Start with a party. That was the counterintuitive message hundreds of Kingston residents heard Nov. 6 about how to get ready for a major earthquake. In the event of “the big one,” North Kitsap Fire & Rescue’s Assistant Chief Rick LaGrandeur said, “it was possible emergency services would not be able to get to you,” due to impassable roads and fire stations crunched by the quake. “Therefore, you need to organize to take care of yourself and your neighbors.”
The Kingston Prepares meeting at Village Green was an outgrowth of two organizations, Kingston North Kitsap Rotary Club and Kingston Citizens Advisory Committee (KCAC), targeting emergency preparedness in recent goal-setting meetings. The evening of good advice and information was also sponsored by Greater Kingston Chamber of Commerce, North Kitsap Fire & Rescue, and Kitsap County Department of Emergency Management. Kingston Rotarian Chris Gilbreath, chair of KCAC’s community services committee, led off the meeting. He introduced LaGrandeur and then Scott James, a Bainbridge Island resident and author of Prepared Neighborhoods, a book he wrote based on his experiences since 2011 getting Bainbridge ready to respond to a major earthquake. James said, “the solution lies in us taking care of each other, and to look at getting ready to respond through a lens of love, not fear.” James encouraged setting up neighborhood groups of fifteen to twenty homes in self-response teams. “The first step is to map your neighborhood.” He encouraged neighbors to get together for potlucks and drinks to talk about a Map Your Neighborhood flip chart that was handed out, with nine steps to take immediately following disaster. The Map Your Neighborhood (MYN) handout is a step by step guide to getting ready. It sets out immediate response steps to take following a disaster (it is hard to think clearly under such stress). It helps identify skills and equipment, i.e. HAM radio, first aid, chainsaws, that each neighbor has which could prove useful after a disaster strikes. MYN helps create a neighborhood map showing the location of each natural gas meter and propane tank (to shut off, preventing fires) and identifies each neighbor that is elderly, those with a disability, or homes where children may be unattended during certain hours of the day. Additionally, MYN creates a neighborhood contact list, and instructs on how to work together as a team to evaluate the team’s neighborhood after a disaster and take the necessary actions.

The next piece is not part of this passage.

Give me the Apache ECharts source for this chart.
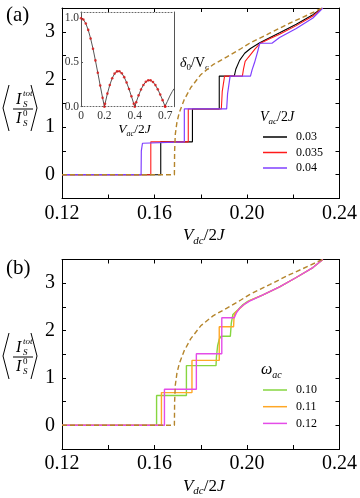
<!DOCTYPE html>
<html>
<head>
<meta charset="utf-8">
<script src="https://cdn.jsdelivr.net/npm/echarts@6/dist/echarts.min.js"></script>
<style>
html, body { margin: 0; padding: 0; background: #fff; }
#chart { width: 360px; height: 498px; }
</style>
</head>
<body>
<div id="chart"></div>
<script>
// values: [Vdc/2J, <I_tot/I_0>]
const dashedCurve = [[0.12,0],[0.1686,0],[0.1687,0.5],[0.1690,0.85],[0.1697,1.10],[0.1707,1.30],[0.1728,1.57],[0.1757,1.83],[0.1800,2.10],[0.1853,2.31],[0.1915,2.48],[0.1975,2.65],[0.2011,2.76],[0.2098,2.97],[0.2184,3.18],[0.2270,3.37],[0.2325,3.5]];

// panel (a): V_ac/2J
const namesA = ['0.03', '0.035', '0.04'];
const colorsA = ['#000000', '#ff1a1a', '#8040ff'];
const a003 = [[0.12,0],[0.1627,0],[0.1627,0.69],[0.1764,0.69],[0.1764,1.38],[0.1880,1.38],[0.1880,2.07],[0.1945,2.07],[0.1952,2.22],[0.1968,2.40],[0.1990,2.55],[0.2015,2.65],[0.2055,2.77],[0.2100,2.88],[0.2141,2.98],[0.2213,3.16],[0.2285,3.36],[0.2325,3.5]];
const a0035 = [[0.12,0],[0.1584,0],[0.1584,0.69],[0.1746,0.69],[0.1746,1.38],[0.1889,1.38],[0.1893,1.75],[0.1903,2.07],[0.1980,2.07],[0.1985,2.22],[0.1992,2.38],[0.2005,2.46],[0.2012,2.50],[0.2035,2.64],[0.2058,2.76],[0.2100,2.86],[0.2141,2.95],[0.2213,3.13],[0.2285,3.33],[0.2326,3.5]];
const a004 = [[0.12,0],[0.1542,0],[0.1543,0.5],[0.1548,0.66],[0.1555,0.69],[0.1729,0.69],[0.1729,1.38],[0.1912,1.38],[0.1916,1.70],[0.1927,2.07],[0.2015,2.07],[0.2022,2.20],[0.2033,2.36],[0.2047,2.60],[0.2055,2.76],[0.2108,2.76],[0.2141,2.88],[0.2213,3.07],[0.2285,3.29],[0.2328,3.5]];

// panel (b): omega_ac
const namesB = ['0.10', '0.11', '0.12'];
const colorsB = ['#86d640', '#ffa726', '#e44ce8'];
const b010 = [[0.12,0],[0.1609,0],[0.1609,0.63],[0.1738,0.63],[0.1738,1.26],[0.1866,1.26],[0.1868,1.45],[0.1873,1.68],[0.1880,1.82],[0.1888,1.88],[0.1928,1.88],[0.1932,2.15],[0.1939,2.34],[0.1961,2.44],[0.1983,2.55],[0.2005,2.62],[0.2067,2.75],[0.2141,2.92],[0.2213,3.12],[0.2285,3.33],[0.2328,3.5]];
const b011 = [[0.12,0],[0.1630,0],[0.1630,0.69],[0.1762,0.69],[0.1762,1.37],[0.1880,1.37],[0.1880,2.08],[0.1942,2.08],[0.1944,2.30],[0.1950,2.38],[0.1970,2.47],[0.1990,2.56],[0.2011,2.63],[0.2067,2.75],[0.2141,2.92],[0.2213,3.12],[0.2285,3.33],[0.2328,3.5]];
const b012 = [[0.12,0],[0.1643,0],[0.1643,0.76],[0.1781,0.76],[0.1781,1.51],[0.1891,1.51],[0.1891,2.27],[0.1945,2.27],[0.1955,2.38],[0.1968,2.47],[0.1990,2.56],[0.2011,2.62],[0.2067,2.75],[0.2141,2.92],[0.2213,3.12],[0.2285,3.33],[0.2328,3.5]];

// inset: |<I>| vs V_ac/2J
const insetX = [0,0.02,0.04,0.06,0.08,0.10,0.12,0.14,0.16,0.18,0.195,0.20,0.22,0.24,0.26,0.28,0.30,0.32,0.34,0.36,0.38,0.40,0.42,0.44,0.448,0.46,0.48,0.50,0.52,0.54,0.56,0.58,0.60,0.62,0.64,0.66,0.68,0.70,0.702,0.72,0.74,0.76,0.775];
const insetY = [1.0,0.985,0.940,0.868,0.771,0.655,0.523,0.383,0.240,0.100,0,0.032,0.148,0.246,0.322,0.374,0.399,0.400,0.378,0.334,0.273,0.200,0.118,0.033,0,0.051,0.128,0.194,0.246,0.281,0.298,0.298,0.279,0.244,0.196,0.138,0.074,0.006,0,0.060,0.120,0.170,0.203];

// ticks and labels
const xTickValues = [0.12,0.14,0.16,0.18,0.20,0.22,0.24];
const xLabelValues = [0.12,0.16,0.20,0.24];
const xLabels = ['0.12','0.16','0.20','0.24'];
const yTickValues = [0,0.5,1,1.5,2,2.5,3,3.5];
const yLabelValues = [0,1,2,3];
const yLabels = ['0','1','2','3'];
const insetXLabelValues = [0,0.195,0.448,0.702];
const insetXLabels = ['0','0.2','0.4','0.7'];
const insetYLabelValues = [0,0.5,1];
const insetYLabels = ['0.0','0.5','1.0'];

const SERIF = 'Liberation Serif';
const pick = (vals, labels) => v => {
  let k = 0;
  vals.forEach((t, i) => { if (Math.abs(t - v) < Math.abs(vals[k] - v)) k = i; });
  return labels[k];
};

const richName = size => ({
  i: { fontFamily: SERIF, fontStyle: 'italic', fontSize: size, lineHeight: size + 4, color: '#000' },
  n: { fontFamily: SERIF, fontSize: size, lineHeight: size + 4, color: '#000' },
  s: { fontFamily: SERIF, fontStyle: 'italic', fontSize: Math.round(size * 0.62), lineHeight: Math.round(size * 0.62), verticalAlign: 'bottom', color: '#000' }
});

function mainAxes(gi) {
  const line = { onZero: false, lineStyle: { color: '#000', width: 1 } };
  const tick = { inside: true, length: 4, customValues: null, lineStyle: { color: '#000' } };
  const xa = [
    { type: 'value', gridIndex: gi, min: 0.12, max: 0.24, position: 'bottom',
      axisLine: line, axisTick: { ...tick, customValues: xTickValues },
      axisLabel: { customValues: xLabelValues, formatter: pick(xLabelValues, xLabels), margin: 5,
        fontFamily: SERIF, fontSize: 20, color: '#000' },
      splitLine: { show: false },
      name: '{i|V}{s|dc}{n|/2}{i|J}', nameLocation: 'middle', nameGap: 27,
      nameTextStyle: { rich: richName(17), padding: [0, 0, 0, 6] } },
    { type: 'value', gridIndex: gi, min: 0.12, max: 0.24, position: 'top',
      axisLine: line, axisTick: { ...tick, customValues: xTickValues },
      axisLabel: { show: false }, splitLine: { show: false } }
  ];
  const ya = [
    { type: 'value', gridIndex: gi, min: -0.5, max: 3.5, position: 'left',
      axisLine: line, axisTick: { ...tick, customValues: yTickValues },
      axisLabel: { customValues: yLabelValues, formatter: pick(yLabelValues, yLabels), margin: 7,
        fontFamily: SERIF, fontSize: 20, color: '#000' },
      splitLine: { show: false } },
    { type: 'value', gridIndex: gi, min: -0.5, max: 3.5, position: 'right',
      axisLine: line, axisTick: { ...tick, customValues: yTickValues },
      axisLabel: { show: false }, splitLine: { show: false } }
  ];
  return { xa, ya };
}

const A = mainAxes(0), B = mainAxes(1);

const insetX0 = { type: 'value', gridIndex: 2, min: 0, max: 0.775, position: 'bottom',
  axisLine: { onZero: false, lineStyle: { color: '#666', width: 1, type: [1, 2] } },
  axisTick: { inside: true, length: 2, customValues: insetXLabelValues, lineStyle: { color: '#555' } },
  axisLabel: { customValues: insetXLabelValues, formatter: pick(insetXLabelValues, insetXLabels), margin: 3,
    fontFamily: SERIF, fontSize: 11.5, color: '#333' },
  splitLine: { show: false },
  name: '{i|V}{s|ac}{n|/2}{i|J}', nameLocation: 'middle', nameGap: 13,
  nameTextStyle: { rich: richName(13.5), padding: [0, 0, 0, 14] } };
const insetX1 = { type: 'value', gridIndex: 2, min: 0, max: 0.775, position: 'top',
  axisLine: { onZero: false, lineStyle: { color: '#666', width: 1, type: [1, 2] } },
  axisTick: { show: false }, axisLabel: { show: false }, splitLine: { show: false } };
const insetY0 = { type: 'value', gridIndex: 2, min: 0, max: 1.07, position: 'left',
  axisLine: { onZero: false, lineStyle: { color: '#555', width: 1 } },
  axisTick: { inside: true, length: 2, customValues: insetYLabelValues, lineStyle: { color: '#555' } },
  axisLabel: { customValues: insetYLabelValues, formatter: pick(insetYLabelValues, insetYLabels), margin: 2,
    fontFamily: SERIF, fontSize: 11.5, color: '#333' },
  splitLine: { show: false } };
const insetY1 = { type: 'value', gridIndex: 2, min: 0, max: 1.07, position: 'right',
  axisLine: { onZero: false, lineStyle: { color: '#555', width: 1 } },
  axisTick: { show: false }, axisLabel: { show: false }, splitLine: { show: false } };

function stepSeries(name, data, color, xi, yi, w) {
  return { name, type: 'line', data, xAxisIndex: xi, yAxisIndex: yi,
    showSymbol: false, symbol: 'none', color, itemStyle: { color },
    lineStyle: { color, width: w }, z: 3 };
}
function dashedSeries(xi, yi) {
  return { type: 'line', data: dashedCurve, xAxisIndex: xi, yAxisIndex: yi,
    showSymbol: false, symbol: 'none', lineStyle: { color: '#b5852c', width: 1.4, type: [5, 3] }, z: 4 };
}

const insetLine = insetX.map((x, i) => [x, insetY[i]]);
const insetDots = insetLine.filter(p => p[0] <= 0.703);

// <I_S^tot / I_S^0> label
function yName(cy) {
  const it = (t, x, y, size) => ({ type: 'text', x, y, style: { text: t, fill: '#000',
    font: 'italic ' + size + 'px "' + SERIF + '"', align: 'left', verticalAlign: 'middle' } });
  const up = (t, x, y, size) => ({ type: 'text', x, y, style: { text: t, fill: '#000',
    font: size + 'px "' + SERIF + '"', align: 'left', verticalAlign: 'middle' } });
  const line = pts => ({ type: 'polyline', shape: { points: pts }, style: { stroke: '#000', lineWidth: 1, fill: null } });
  return [
    line([[9, cy - 23], [3, cy], [9, cy + 23]]),
    line([[31, cy - 23], [37, cy], [31, cy + 23]]),
    line([[13, cy + 1], [33, cy + 1]]),
    it('I', 16, cy - 8, 16), it('tot', 23, cy - 14, 9), it('S', 23, cy - 3, 9),
    it('I', 16, cy + 11, 16), up('0', 23, cy + 6, 9), it('S', 23, cy + 16, 9)
  ];
}

const graphics = [
  { type: 'text', x: 6, y: 5, style: { text: '(a)', font: '21px "' + SERIF + '"', fill: '#000' } },
  { type: 'text', x: 6, y: 258, style: { text: '(b)', font: '21px "' + SERIF + '"', fill: '#000' } },
  ...yName(108),
  ...yName(356),
  { type: 'text', x: 180, y: 63, style: { text: '{g|δ}{s|0}{n|/V}{s|c}', verticalAlign: 'middle',
    rich: { g: { fontFamily: SERIF, fontStyle: 'italic', fontSize: 14, lineHeight: 18 },
            n: { fontFamily: SERIF, fontSize: 14, lineHeight: 18 },
            s: { fontFamily: SERIF, fontSize: 9, lineHeight: 9, verticalAlign: 'bottom' } } } },
  { type: 'text', x: 260, y: 117, style: { text: '{i|V}{s|ac}{n|/2}{i|J}', verticalAlign: 'middle', rich: richName(14) } },
  { type: 'text', x: 261, y: 370, style: { text: '{i|ω}{s|ac}', verticalAlign: 'middle', rich: richName(16) } }
];

const legendStyle = { fontFamily: SERIF, fontSize: 12, lineHeight: 14, color: '#000', padding: [0, 0, 0, 4] };

const option = {
  animation: false,
  backgroundColor: '#fff',
  grid: [
    { left: 62, top: 8, width: 278, height: 190.5, containLabel: false },
    { left: 62, top: 259.5, width: 278, height: 191, containLabel: false },
    { left: 81, top: 12, width: 93, height: 94.7, containLabel: false }
  ],
  xAxis: [...A.xa, ...B.xa, insetX0, insetX1],
  yAxis: [...A.ya, ...B.ya, insetY0, insetY1],
  legend: [
    { data: namesA, orient: 'vertical', left: 258, top: 125, itemWidth: 24, itemHeight: 1.5, itemGap: 1.5,
      icon: 'rect', selectedMode: false, textStyle: legendStyle },
    { data: namesB, orient: 'vertical', left: 258, top: 378, itemWidth: 24, itemHeight: 1.5, itemGap: 2.7,
      icon: 'rect', selectedMode: false, textStyle: legendStyle }
  ],
  graphic: graphics,
  series: [
    stepSeries(namesA[0], a003, colorsA[0], 0, 0, 1.1),
    stepSeries(namesA[1], a0035, colorsA[1], 0, 0, 1.1),
    stepSeries(namesA[2], a004, colorsA[2], 0, 0, 1.2),
    dashedSeries(0, 0),
    stepSeries(namesB[0], b010, colorsB[0], 2, 2, 1.4),
    stepSeries(namesB[1], b011, colorsB[1], 2, 2, 1.4),
    stepSeries(namesB[2], b012, colorsB[2], 2, 2, 1.4),
    dashedSeries(2, 2),
    { type: 'line', data: insetLine, xAxisIndex: 4, yAxisIndex: 4, showSymbol: false, symbol: 'none',
      lineStyle: { color: '#555', width: 1 }, z: 3 },
    { type: 'scatter', data: insetDots, xAxisIndex: 4, yAxisIndex: 4, symbol: 'circle', symbolSize: 2.6,
      itemStyle: { color: '#e01010' }, z: 4 }
  ]
};

const chart = echarts.init(document.getElementById('chart'));
chart.setOption(option);
</script>
</body>
</html>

Other materials handed out included a twenty-four week, weekly checklist to build a disaster kit, make a plan, and be informed. For example, week one, grocery store: buy three gallons of water, one jar of peanut butter, three cans of meat, a hand-operated can opener, and a permanent marking pen. Buy additional items if necessary, like pet food, diapers, and baby food. Date perishable items with marker, and decide upon and notify an out-of-area contact who can coordinate information for scattered family members.
Rotarian Gilbreath said, “the goal is to have ten to fifteen neighborhoods mapped by next year, then to come up with teams to help other neighborhoods. It is a journey.” For a complete set of materials and for additional information, residents should contact Dave Rasmussen, Kitsap County Department of Emergency Management Public Educator/PIO at: firstname.lastname@example.org.

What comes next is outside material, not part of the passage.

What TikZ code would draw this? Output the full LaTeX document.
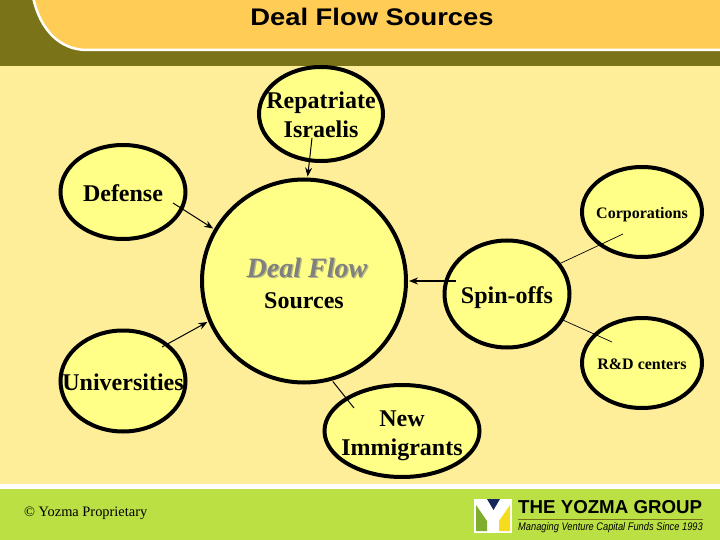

Rotary Interact Club at KHS Delivers
Kingston North Kitsap Rotary’s Interact Club at Kingston High School recently delivered 383 Halloween cards and 2,718 pounds of food. Members of the Interact Club created and delivered 383 individual Halloween cards, one for each student at Wolfle Elementary School just in time for Halloween. “It is a labor of love,” Rotarian Advisor Mark Baze said. “The program started several years ago by creating a few cards for the younger grades at Wolfle. It is now expanded to include all grades.”
Nov. 3 and Nov. 4 the Interact Club conducted its annual November food drive at Kingston’s Albertsons. A new record was set this year: 2,718 pounds of food was delivered to the food bank. Also delivered: many cash contributions from Albertsons shoppers. Kingston North Kitsap’s Interact Club, and those in need, thank you.
Rotary Club President Bill Maule likes to think of the club as “small, but mighty.” In that spirit, we offer a mighty season’s greetings to all. Thank you for all you have helped us accomplish in 2019. And make it a resolution to Map Your Neighborhood in 2020.